County Planning is wrong. If you check out Airbnb or Vacation Rentals by Owners on Lummi Island, for example, you’ll see lovely photos of short term rental houses right on the waterfront, with glowing descriptions. Planning personnel apparently have forgotten that NO Lummi Island properties are zoned ‘shoreline’, even ones right on the beach. That’s because County chose a while back to zone all LI as ‘rural residential’. Natch, some properties were grandfathered in, having been first built back in the good (bad) old days before shoreline protection rules, when anyone could build anywhere, including having septic fields that perk right into beach gravel! Yup. They perk just great according to The Rules (eye roll).

Property taxes are a far more valid indicator of true property location and hence whether shoreline regulations should or not apply. The County tax assessor has no trouble identifying waterfront property, as owners can confirm. Doubtless there’s some quibbling legality that ‘explains’ the zoning/Council/Planning vs Tax Assessor disconnect, but the tax assessor is the sane, reasonable, factful reality on this one. Many tourists’ are clueless about the ecological needs and fragility of waterfront property they’ve rented, so shoreline management regulations and taxation should be rigorously applied and enforced for waterfront short term rentals, not ignored.


Dick Conoboy

May 06, 2019

Excerpt: “Platforms such as Airbnb led to rent rises,” says Janet Sanz, the city [Barcelona] councillor responsible for housing. “If you can earn €3,000 a week by renting to tourists instead of €800 a month to a resident, clearly there is a temptation to do so.” Today, May 5th, Bellingham begins its legalization process for vacation rentals. About 300 exist illegally at the moment. 


Dick Conoboy

May 06, 2019



Several years ago Tani Sutley, a contributor to NWCitizen did an article on the county and its approach to vaction rentals.  You can read it here


B. Sadie Bailey

May 06, 2019

I’m so sorry to read this; this is sad news for Bellingham. 

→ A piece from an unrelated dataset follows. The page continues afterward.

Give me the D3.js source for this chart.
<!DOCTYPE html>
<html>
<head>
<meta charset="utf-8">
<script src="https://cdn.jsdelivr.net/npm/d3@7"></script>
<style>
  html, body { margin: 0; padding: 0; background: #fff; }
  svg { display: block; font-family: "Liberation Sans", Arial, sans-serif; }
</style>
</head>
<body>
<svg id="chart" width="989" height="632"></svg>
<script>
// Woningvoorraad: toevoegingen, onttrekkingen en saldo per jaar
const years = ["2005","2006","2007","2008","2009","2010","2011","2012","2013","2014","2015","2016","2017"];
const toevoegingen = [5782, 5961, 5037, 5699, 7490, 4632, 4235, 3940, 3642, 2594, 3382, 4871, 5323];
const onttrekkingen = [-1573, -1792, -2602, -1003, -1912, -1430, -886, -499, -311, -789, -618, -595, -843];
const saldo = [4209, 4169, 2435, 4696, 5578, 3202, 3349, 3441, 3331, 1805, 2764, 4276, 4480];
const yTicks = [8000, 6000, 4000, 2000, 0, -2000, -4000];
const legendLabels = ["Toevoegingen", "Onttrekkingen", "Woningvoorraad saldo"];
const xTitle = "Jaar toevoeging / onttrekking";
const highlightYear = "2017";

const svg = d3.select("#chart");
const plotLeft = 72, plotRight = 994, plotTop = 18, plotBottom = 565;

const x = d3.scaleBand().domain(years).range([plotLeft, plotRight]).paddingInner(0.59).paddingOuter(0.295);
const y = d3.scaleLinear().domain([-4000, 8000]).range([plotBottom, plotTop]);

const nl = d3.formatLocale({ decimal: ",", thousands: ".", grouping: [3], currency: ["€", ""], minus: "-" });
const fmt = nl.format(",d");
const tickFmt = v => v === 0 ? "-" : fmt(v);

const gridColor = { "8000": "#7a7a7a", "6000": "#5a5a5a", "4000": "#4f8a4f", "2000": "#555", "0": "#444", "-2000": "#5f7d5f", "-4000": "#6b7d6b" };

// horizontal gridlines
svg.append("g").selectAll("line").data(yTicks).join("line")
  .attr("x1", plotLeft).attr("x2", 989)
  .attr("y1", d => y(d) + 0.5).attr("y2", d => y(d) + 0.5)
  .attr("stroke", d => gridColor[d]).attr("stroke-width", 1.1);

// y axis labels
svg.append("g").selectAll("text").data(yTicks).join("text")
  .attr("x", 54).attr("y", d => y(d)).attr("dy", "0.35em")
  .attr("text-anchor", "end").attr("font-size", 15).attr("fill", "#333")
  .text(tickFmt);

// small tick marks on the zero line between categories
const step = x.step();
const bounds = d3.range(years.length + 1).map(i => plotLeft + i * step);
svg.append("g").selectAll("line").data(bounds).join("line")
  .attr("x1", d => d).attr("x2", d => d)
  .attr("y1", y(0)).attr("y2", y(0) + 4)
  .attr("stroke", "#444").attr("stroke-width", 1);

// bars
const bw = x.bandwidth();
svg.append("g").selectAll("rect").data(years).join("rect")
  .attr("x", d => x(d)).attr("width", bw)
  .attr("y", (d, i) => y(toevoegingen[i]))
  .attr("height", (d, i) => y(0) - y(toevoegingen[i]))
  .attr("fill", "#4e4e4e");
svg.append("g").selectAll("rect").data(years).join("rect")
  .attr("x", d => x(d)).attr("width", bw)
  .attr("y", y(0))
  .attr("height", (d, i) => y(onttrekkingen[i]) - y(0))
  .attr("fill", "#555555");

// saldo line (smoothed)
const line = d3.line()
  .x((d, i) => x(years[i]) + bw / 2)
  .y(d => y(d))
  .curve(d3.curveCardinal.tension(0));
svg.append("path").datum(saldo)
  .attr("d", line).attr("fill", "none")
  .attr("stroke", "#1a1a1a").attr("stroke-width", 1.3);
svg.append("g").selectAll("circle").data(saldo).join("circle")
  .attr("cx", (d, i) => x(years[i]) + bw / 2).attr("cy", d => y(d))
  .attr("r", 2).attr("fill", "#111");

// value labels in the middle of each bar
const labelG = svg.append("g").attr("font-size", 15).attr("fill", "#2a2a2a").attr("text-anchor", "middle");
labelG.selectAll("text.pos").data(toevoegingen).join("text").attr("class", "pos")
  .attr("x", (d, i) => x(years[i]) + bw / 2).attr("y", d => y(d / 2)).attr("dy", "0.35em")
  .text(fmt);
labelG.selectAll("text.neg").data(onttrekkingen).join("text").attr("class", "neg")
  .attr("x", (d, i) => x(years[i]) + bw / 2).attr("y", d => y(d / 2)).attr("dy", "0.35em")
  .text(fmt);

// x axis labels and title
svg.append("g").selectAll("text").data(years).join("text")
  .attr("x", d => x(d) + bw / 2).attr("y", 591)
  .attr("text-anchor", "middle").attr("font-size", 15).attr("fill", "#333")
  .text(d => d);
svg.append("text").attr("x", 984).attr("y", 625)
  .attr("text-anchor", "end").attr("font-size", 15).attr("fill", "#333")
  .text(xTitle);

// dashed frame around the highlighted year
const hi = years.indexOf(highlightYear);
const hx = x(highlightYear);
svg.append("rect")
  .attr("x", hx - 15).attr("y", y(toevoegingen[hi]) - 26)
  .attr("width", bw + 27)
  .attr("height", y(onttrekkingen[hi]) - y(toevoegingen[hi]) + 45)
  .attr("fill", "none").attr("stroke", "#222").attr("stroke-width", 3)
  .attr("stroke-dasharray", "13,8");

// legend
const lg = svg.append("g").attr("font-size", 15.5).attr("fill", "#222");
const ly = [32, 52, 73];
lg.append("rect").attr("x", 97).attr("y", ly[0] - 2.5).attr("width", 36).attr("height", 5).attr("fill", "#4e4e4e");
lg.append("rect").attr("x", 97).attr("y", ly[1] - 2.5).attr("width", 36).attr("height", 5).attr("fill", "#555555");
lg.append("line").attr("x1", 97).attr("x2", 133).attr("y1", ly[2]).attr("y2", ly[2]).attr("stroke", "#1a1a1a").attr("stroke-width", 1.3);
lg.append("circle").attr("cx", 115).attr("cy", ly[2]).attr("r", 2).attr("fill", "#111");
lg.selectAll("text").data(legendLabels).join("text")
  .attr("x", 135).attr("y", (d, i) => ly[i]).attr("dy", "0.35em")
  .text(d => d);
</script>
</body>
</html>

it’s the same here in the San Juans.  Real estate has skyrocketed, workers are pushed out of “urban growth areas” where the “action” is and where, according to the GMA, over 54% of us are supposed to live - only there’s no housing. no one can afford shop rent to open a small business because some rent is as high as $8 a square foot. To make matters worse, the county declares “long term” rentals as 31 days or more. The deck is stacked against the locals and quality of life for people with low to modest income. Now it have become “quaint” to live in or stay in town. 

I think these vacay rental “counts” just count the legal ones here.  They look the other way from the illegal ones but when discovered, they don’t get more than a hand slap and are grandfathered in. Have the citizens asked for a carrying capacity/ quality of life and maximum buildout projection? 

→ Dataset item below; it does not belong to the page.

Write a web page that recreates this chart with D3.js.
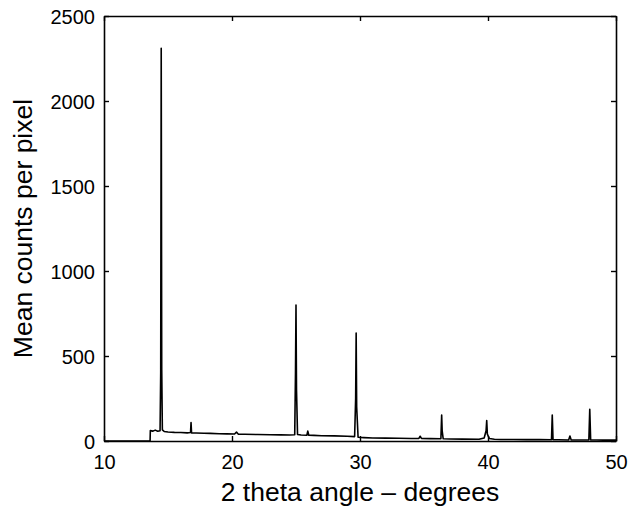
<!DOCTYPE html>
<html>
<head>
<meta charset="utf-8">
<script src="https://cdn.jsdelivr.net/npm/d3@7/dist/d3.min.js"></script>
<style>
  html, body { margin: 0; padding: 0; background: #fff; }
  svg { display: block; }
</style>
</head>
<body>
<svg id="chart" width="629" height="512"></svg>
<script>
// ---- data ----
const twoTheta = [
  10, 13.6, 13.62, 13.8, 14.0, 14.2, 14.38, 14.43, 14.47, 14.51, 14.56, 14.7,
  15.0, 15.5, 16.0, 16.5, 16.76, 16.8, 16.84, 17.2, 17.8, 18.3, 19.0, 19.6,
  20.2, 20.35, 20.5, 21.0, 22.0, 23.0, 23.8, 24.5, 24.9, 24.96, 25.0, 25.04,
  25.12, 25.4, 25.85, 25.92, 26.0, 26.4, 27.0, 28.0, 29.0, 29.58, 29.66, 29.7,
  29.74, 29.85, 30.3, 31.0, 32.0, 33.0, 34.0, 34.6, 34.7, 34.8, 35.5, 36.32,
  36.38, 36.42, 36.5, 37.0, 38.0, 39.3, 39.7, 39.85, 39.9, 39.95, 40.1, 40.5,
  41.0, 42.0, 43.0, 44.0, 44.96, 45.02, 45.08, 45.5, 46.3, 46.4, 46.5, 47.0,
  47.88, 47.95, 48.02, 48.5, 49.0, 50.0
];
const meanCounts = [
  0, 0, 62, 58, 64, 57, 60, 400, 2310, 420, 65, 56,
  53, 51, 50, 48, 50, 108, 48, 47, 46, 45, 43, 42,
  41, 52, 40, 40, 38, 37, 36, 35, 37, 400, 800, 300,
  38, 35, 34, 58, 34, 33, 31, 30, 28, 26, 250, 635,
  200, 22, 20, 18, 17, 16, 15, 15, 28, 15, 14, 13,
  153, 60, 13, 12, 11, 10, 18, 60, 120, 40, 15, 10,
  9, 9, 8, 8, 7, 153, 7, 7, 6, 29, 6, 6,
  6, 186, 6, 6, 5, 5
];
const xTicks = [10, 20, 30, 40, 50];
const yTicks = [0, 500, 1000, 1500, 2000, 2500];
const xLabel = "2 theta angle \u2013 degrees";
const yLabel = "Mean counts per pixel";

// ---- layout ----
const L = 104, R = 616, T = 16, B = 441;
const font = "'Liberation Sans', Arial, Helvetica, sans-serif";
const svg = d3.select("#chart");

const x = d3.scaleLinear().domain([10, 50]).range([L, R]);
const y = d3.scaleLinear().domain([0, 2500]).range([B, T]);

const data = twoTheta.map((t, i) => ({ t, c: meanCounts[i] }));

// data line
svg.append("path")
  .datum(data)
  .attr("fill", "none")
  .attr("stroke", "#000")
  .attr("stroke-width", 1.6)
  .attr("stroke-linejoin", "round")
  .attr("d", d3.line().x(d => x(d.t)).y(d => y(d.c)));

// axes (inward ticks, box)
function styleAxis(g) {
  g.selectAll("path.domain").attr("stroke", "#000").attr("stroke-width", 1.6);
  g.selectAll(".tick line").attr("stroke", "#000").attr("stroke-width", 1.4);
  g.selectAll(".tick text").attr("font-family", font).attr("font-size", 20).attr("fill", "#000");
}
const fmt = d3.format("d");

svg.append("g").attr("transform", `translate(0,${B})`)
  .call(d3.axisBottom(x).tickValues(xTicks).tickFormat(fmt).tickSizeInner(-5).tickSizeOuter(0))
  .call(styleAxis)
  .call(g => g.selectAll(".tick text").attr("dy", "0.71em").attr("y", 14));

svg.append("g").attr("transform", `translate(0,${T})`)
  .call(d3.axisTop(x).tickValues(xTicks).tickSizeInner(-5).tickSizeOuter(0).tickFormat(""))
  .call(styleAxis);

svg.append("g").attr("transform", `translate(${L},0)`)
  .call(d3.axisLeft(y).tickValues(yTicks).tickFormat(fmt).tickSizeInner(-5).tickSizeOuter(0))
  .call(styleAxis)
  .call(g => g.selectAll(".tick text").attr("x", -9).attr("dy", "0.36em"));

svg.append("g").attr("transform", `translate(${R},0)`)
  .call(d3.axisRight(y).tickValues(yTicks).tickSizeInner(-5).tickSizeOuter(0).tickFormat(""))
  .call(styleAxis);

// axis labels
svg.append("text")
  .attr("x", (L + R) / 2).attr("y", 501)
  .attr("text-anchor", "middle")
  .attr("font-family", font).attr("font-size", 26.5).attr("fill", "#000")
  .text(xLabel);

svg.append("text")
  .attr("transform", `translate(32,${(T + B) / 2}) rotate(-90)`)
  .attr("text-anchor", "middle")
  .attr("font-family", font).attr("font-size", 26.5).attr("fill", "#000")
  .text(yLabel);
</script>
</body>
</html>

No answers here; a market crash won’t help. It’ll only force more foreclosures on the people who aren’t in the top 10%. but it MIGHT slow down the tourism glut… Sad any way you look at it.


Dick Conoboy

May 06, 2019

 Cikty announcement on vacation rentals here.


Tani Sutley

May 13, 2019

Vacation rentals in residential areas are a zoning issue but now it has become a real estate investment issue. Who wins this debate will depend how much homeowners want to live next to daily changing occupants for neighbors and the cumulative impacts of that increased density.

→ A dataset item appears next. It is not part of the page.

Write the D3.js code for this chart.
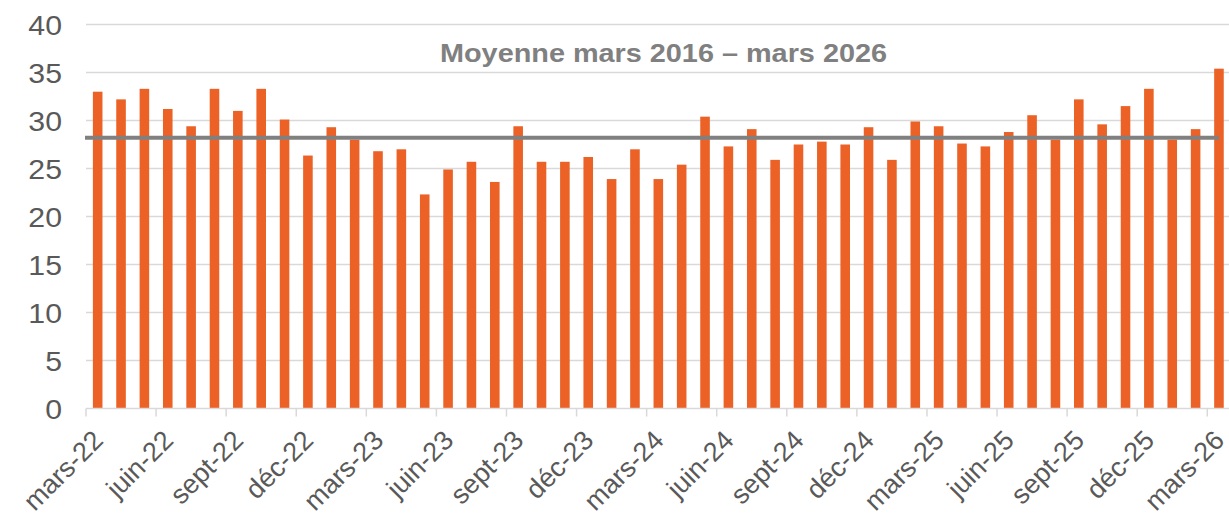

It may be difficult for some people to gauge the impact when there is only one vacation rental in the neighborhood but investors will purchase more homes to convert to transient occupancy as long as profits are to be made and the local Planning Departments allow it to happen.

I suggest people review the hearing examiner decision files for San Juan Island. For example, a Spokane company purchased two view properties next to each other and got permits in March of this year to operate them as vacation rentals. San Juan County processes those permits as if transient guests are no different than long-term residents. Almost all permits are issued to out of area owners or investors.

We need to decide now what kind of community we want to be. Zoning once protected housing for residents from being used for tourists but our planning departments decided at some point it was too much work to use their own guidelines.